初めて聴いた時、少し印象がぼんやりしていた。だからしばらく聞き込んだ。
何しろ、初めて手にしたセカンド・アルバムは半年聴いてようやく自分なりのイメージを持てましたから。
どういうわけだか、Peaple in the boxは自分にとって、この音が好きなのかそうじゃないかすら判断できないのだ。
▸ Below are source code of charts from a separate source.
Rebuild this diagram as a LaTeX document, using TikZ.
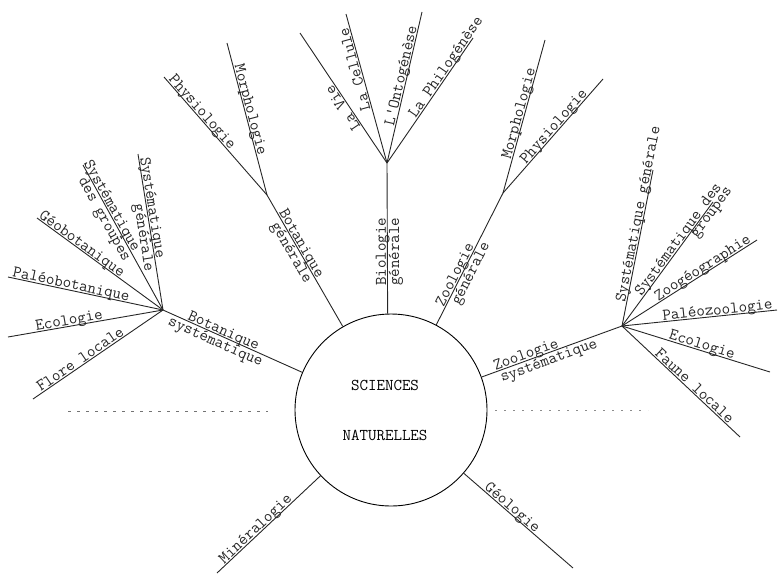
\documentclass[tikz,border=0pt]{standalone}
\usetikzlibrary{positioning,calc}
\begin{document}
\begin{tikzpicture}
[x=1pt,y=-1pt,font=\ttfamily\fontsize{16.5}{20}\selectfont,
branch/.style={black!85,line width=.9pt},
lbl/.style={sloped,allow upside down,anchor=base,inner sep=1pt,yshift=1.5pt},
lblb/.style={sloped,allow upside down,anchor=north,inner sep=1pt},
dashline/.style={black!55,line width=.8pt,dash pattern=on 3pt off 6pt},
dotline/.style={black!45,line width=.8pt,dash pattern=on 2pt off 7pt}]
%%%%%%%%%%

\useasboundingbox (0,0) rectangle (778,573);

\node[draw,circle,line width=.9pt,minimum size=192pt,align=center,inner sep=0pt] (sn) at (391,410) {SCIENCES\hspace*{12pt}\\[30pt]NATURELLES\hspace*{12pt}};

% hubs
\coordinate (bs) at (163,310);
\coordinate (bg) at (267,195);
\coordinate (big) at (387,163);
\coordinate (zg) at (503,193);
\coordinate (zs) at (622,326);

% ends
\coordinate (flore) at (33,399);
\coordinate (ecolb) at (8,337);
\coordinate (paleob) at (8,277);
\coordinate (geob) at (37,218);
\coordinate (sgrb) at (83,165);
\coordinate (sgeb) at (138,154);
\coordinate (physb) at (164,77);
\coordinate (morphb) at (227,43);
\coordinate (vie) at (300,33);
\coordinate (cell) at (346,14);
\coordinate (onto) at (422,12);
\coordinate (phil) at (473,38);
\coordinate (morphz) at (545,40);
\coordinate (physz) at (603,79);
\coordinate (sgez) at (653,170);
\coordinate (sgrz) at (713,202);
\coordinate (zoog) at (757,240);
\coordinate (paleoz) at (777,310);
\coordinate (ecolz) at (770,372);
\coordinate (faune) at (740,437);
\coordinate (mine) at (217,573);
\coordinate (geol) at (573,568);

% botanique systematique
\draw[branch] (bs) -- node[lbl,pos=.42] {Botanique} node[lblb,pos=.40] {systématique} (sn.157);
\draw[branch] (flore) -- node[lbl,pos=.39] {Flore locale} (bs);
\draw[branch] (ecolb) -- node[lbl,pos=.40] {Ecologie} (bs);
\draw[branch] (paleob) -- node[lbl,pos=.40] {Paléobotanique} (bs);
\draw[branch] (geob) -- node[lbl,pos=.33] {Géobotanique} (bs);
\draw[branch] (sgrb) -- node[lbl,pos=.30] {Systématique} node[lblb,pos=.35] {des groupes} (bs);
\draw[branch] (sgeb) -- node[lbl,pos=.35] {Systématique} node[lblb,pos=.53] {générale} (bs);

% botanique generale
\draw[branch] (bg) -- node[lbl,pos=.39] {Botanique} node[lblb,pos=.41] {générale} (sn.120);
\draw[branch] (physb) -- node[lbl,pos=.33] {Physiologie} (bg);
\draw[branch] (morphb) -- node[lbl,pos=.45] {Morphologie} (bg);

% biologie generale
\draw[branch] (sn.92) -- node[lbl,pos=.41] {Biologie} node[lblb,pos=.41] {générale} (big);
\draw[branch] (big) -- node[lbl,pos=.45] {La Vie} (vie);
\draw[branch] (big) -- node[lbl,pos=.64] {La Cellule} (cell);
\draw[branch] (big) -- node[lbl,pos=.57] {L'Ontogénèse} (onto);
\draw[branch] (big) -- node[lbl,pos=.74] {La Philogénèse} (phil);

% zoologie generale
\draw[branch] (sn.62) -- node[lbl,pos=.36] {Zoologie} node[lblb,pos=.415] {générale} (zg);
\draw[branch] (zg) -- node[lbl,pos=.51] {Morphologie} (morphz);
\draw[branch] (zg) -- node[lbl,pos=.55] {Physiologie} (physz);

% zoologie systematique
\draw[branch] (sn.20) -- node[lbl,pos=.33] {Zoologie} node[lblb,pos=.46] {systématique} (zs);
\draw[branch] (zs) -- node[lbl,pos=.71] {Systématique générale} (sgez);
\draw[branch] (zs) -- node[lbl,pos=.67] {Systématique des} node[lblb,pos=.94] {groupes} (sgrz);
\draw[branch] (zs) -- node[lbl,pos=.62] {Zoogéographie} (zoog);
\draw[branch] (zs) -- node[lbl,pos=.62] {Paléozoologie} (paleoz);
\draw[branch] (zs) -- node[lbl,pos=.53] {Ecologie} (ecolz);
\draw[branch] (zs) -- node[lbl,pos=.58] {Faune locale} (faune);

% mineralogie, geologie
\draw[branch] (mine) -- node[lbl,pos=.41] {Minéralogie} (sn.-137);
\draw[branch] (sn.-41) -- node[lbl,pos=.41] {Géologie} (geol);

\draw[dashline] (68,411) -- (268,411);
\draw[dotline] (495,410) -- (648,410);
\end{tikzpicture}
\end{document}
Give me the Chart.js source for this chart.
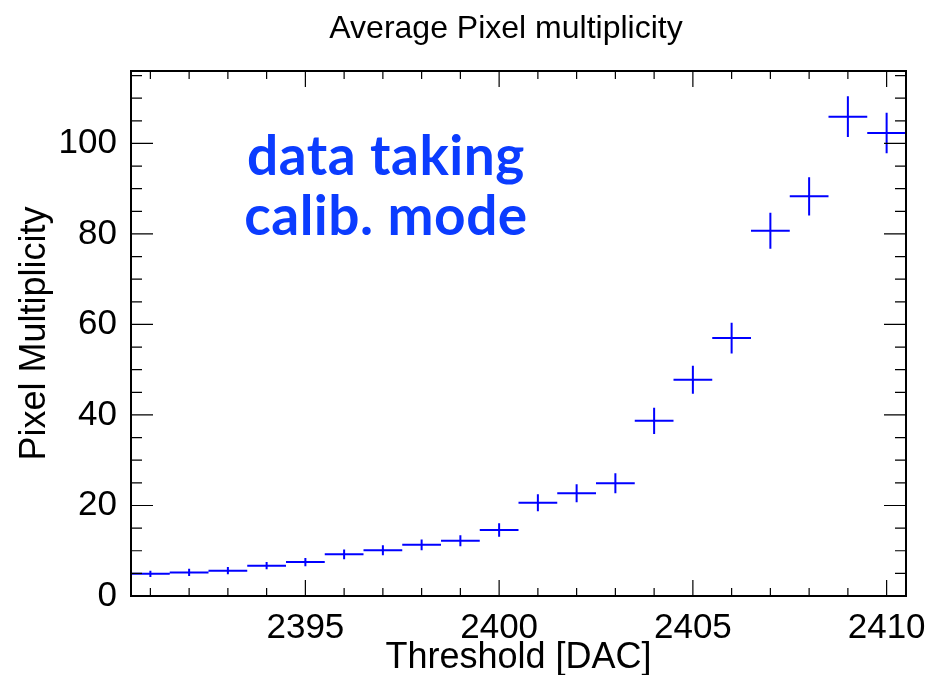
<!DOCTYPE html>
<html>
<head>
<meta charset="utf-8">
<script src="https://cdn.jsdelivr.net/npm/chart.js@4.4.0/dist/chart.umd.min.js"></script>
<style>
  html, body { margin: 0; padding: 0; background: #fff; }
  #wrap { width: 930px; height: 675px; }
</style>
</head>
<body>
<div id="wrap"><canvas id="chart-mult"></canvas></div>
<script>
// threshold scan, one bin per DAC step
var thresholds = [2391, 2392, 2393, 2394, 2395, 2396, 2397, 2398, 2399, 2400,
                  2401, 2402, 2403, 2404, 2405, 2406, 2407, 2408, 2409, 2410];
var multiplicity = [4.9, 5.2, 5.6, 6.7, 7.5, 9.2, 10.1, 11.3, 12.2, 14.6,
                    20.6, 22.7, 24.9, 38.7, 47.8, 57.0, 80.7, 88.3, 105.9, 102.3];
var multErrors = [0.7, 0.8, 0.8, 0.8, 0.9, 1.1, 1.1, 1.2, 1.2, 1.5,
                  1.9, 2.0, 2.2, 2.9, 3.1, 3.4, 4.0, 4.2, 4.5, 4.5];
var binHalfWidth = 0.5;
var xTickLabels = [2395, 2400, 2405, 2410];
var yTickLabels = [0, 20, 40, 60, 80, 100];

var FONT = "'Liberation Sans', Arial, Helvetica, sans-serif";

// ROOT style error crosses
var errorCrosses = {
  id: "errorCrosses",
  afterDatasetsDraw: function (chart) {
    var ctx = chart.ctx;
    var xs = chart.scales.x;
    var ys = chart.scales.y;
    ctx.save();
    ctx.strokeStyle = "#0000ff";
    ctx.lineWidth = 2;
    ctx.beginPath();
    thresholds.forEach(function (t, i) {
      var py = ys.getPixelForValue(multiplicity[i]);
      ctx.moveTo(xs.getPixelForValue(t - binHalfWidth), py);
      ctx.lineTo(xs.getPixelForValue(t + binHalfWidth), py);
      var px = xs.getPixelForValue(t);
      ctx.moveTo(px, ys.getPixelForValue(multiplicity[i] - multErrors[i]));
      ctx.lineTo(px, ys.getPixelForValue(multiplicity[i] + multErrors[i]));
    });
    ctx.stroke();
    ctx.restore();
  },
};

// frame with inward ticks on all four sides
var rootFrame = {
  id: "rootFrame",
  afterDraw: function (chart) {
    var ctx = chart.ctx;
    var a = chart.chartArea;
    var xs = chart.scales.x;
    var ys = chart.scales.y;
    ctx.save();
    ctx.strokeStyle = "#000";
    ctx.lineWidth = 1.2;
    ctx.beginPath();
    for (var v = 2391; v <= 2410; v++) {
      var px = xs.getPixelForValue(v);
      var len = v % 5 === 0 ? 16 : 8;
      ctx.moveTo(px, a.bottom);
      ctx.lineTo(px, a.bottom - len);
      ctx.moveTo(px, a.top);
      ctx.lineTo(px, a.top + len);
    }
    for (var y = 0; y <= 115; y += 5) {
      var py = ys.getPixelForValue(y);
      var l = y % 20 === 0 ? 22 : 11;
      ctx.moveTo(a.left, py);
      ctx.lineTo(a.left + l, py);
      ctx.moveTo(a.right, py);
      ctx.lineTo(a.right - l, py);
    }
    ctx.stroke();
    ctx.lineWidth = 2;
    ctx.strokeRect(a.left, a.top, a.right - a.left, a.bottom - a.top);

    // title and annotation
    ctx.textAlign = "center";
    ctx.textBaseline = "alphabetic";
    ctx.fillStyle = "#000";
    ctx.font = "32px " + FONT;
    ctx.fillText("Average Pixel multiplicity", 506, 38);
    ctx.fillStyle = "#0b3cff";
    ctx.font = "bold 55px Lato, 'Open Sans', sans-serif";
    ctx.letterSpacing = "0.5px";
    ctx.fillText("data taking", 386, 175);
    ctx.fillText("calib. mode", 386, 235);
    ctx.restore();
  },
};

var ctx1 = document.getElementById("chart-mult").getContext("2d");
new Chart(ctx1, {
  type: "scatter",
  data: {
    datasets: [
      {
        label: "Pixel Multiplicity",
        data: thresholds.map(function (t, i) {
          return { x: t, y: multiplicity[i] };
        }),
        pointRadius: 0,
        showLine: false,
      },
    ],
  },
  options: {
    responsive: true,
    maintainAspectRatio: false,
    animation: false,
    layout: {
      padding: { top: 71, right: 24, left: 0, bottom: 0 },
    },
    plugins: {
      legend: { display: false },
      tooltip: { enabled: false },
    },
    scales: {
      x: {
        type: "linear",
        min: 2390.5,
        max: 2410.5,
        grid: { display: false },
        border: { display: false },
        afterBuildTicks: function (scale) {
          scale.ticks = xTickLabels.map(function (v) {
            return { value: v };
          });
        },
        afterFit: function (scale) {
          scale.height = 79;
        },
        ticks: {
          autoSkip: false,
          maxRotation: 0,
          padding: 3,
          color: "#000",
          font: { family: FONT, size: 35 },
          callback: function (value) {
            return String(value);
          },
        },
        title: {
          display: true,
          text: "Threshold [DAC]",
          color: "#000",
          font: { family: FONT, size: 36, lineHeight: 0.95 },
          padding: { top: 0, bottom: 0 },
        },
      },
      y: {
        min: 0,
        max: 116,
        grid: { display: false },
        border: { display: false },
        afterBuildTicks: function (scale) {
          scale.ticks = yTickLabels.map(function (v) {
            return { value: v };
          });
        },
        afterFit: function (scale) {
          scale.width = 131;
        },
        ticks: {
          padding: 6,
          color: "#000",
          font: { family: FONT, size: 35 },
          callback: function (value) {
            return String(value);
          },
        },
        title: {
          display: true,
          text: "Pixel Multiplicity",
          color: "#000",
          font: { family: FONT, size: 36 },
          padding: { top: 13, bottom: 0 },
        },
      },
    },
  },
  plugins: [errorCrosses, rootFrame],
});
</script>
</body>
</html>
「Bird Hotel」「Ghost Apple」は、一聴してすぐ気に入った。
ある程度路線が決まってきたから、私の脳が判断しやすかったのだろう。
で、今作である。またわけがわからなくなった。
ギターにセミ・アコースティックな響きが多いことはわかる。
ストロークではなく単音のつながりで作るリフを印象的に用いているのもわかる。
だけどいいのか悪いのか、好きなのか嫌いなのかわからない。
私の脳のどこが混乱しているのかわからないが、私はにやりとほくそ笑んだ。
これは、しばらくしたら病み付きになる予兆だ。
2週間で、大好きになった。
「序」で見せるいたずら心。
「ダンス・ダンス・ダンス」で、演奏と声が同等に渡り合う感じ。今までは声が曲を強くリードして、演奏がそれを固める感じだったのに。
「割礼」での間奏のバリエーションの豊かさ。
「市場」のキャッチーで軽快なフレーズの繰り返し。
詩人も小説家も、AというとつまらないからBと例えるのではない。
Aなどとは表現できないのだ。そもそも、表面的な記号としての言葉をつないでは表現できないから、Bと表現するのだ。
それをAの形に解説してみようとするのは評論家の仕事である。
比喩というのはそういうものだ。この歌詞は、この曲は、ハタノが表現したいものそのままの形なのだ。
日常的な記号的な言語ではないのだ。はじめから比喩そのものとして存在するのだ。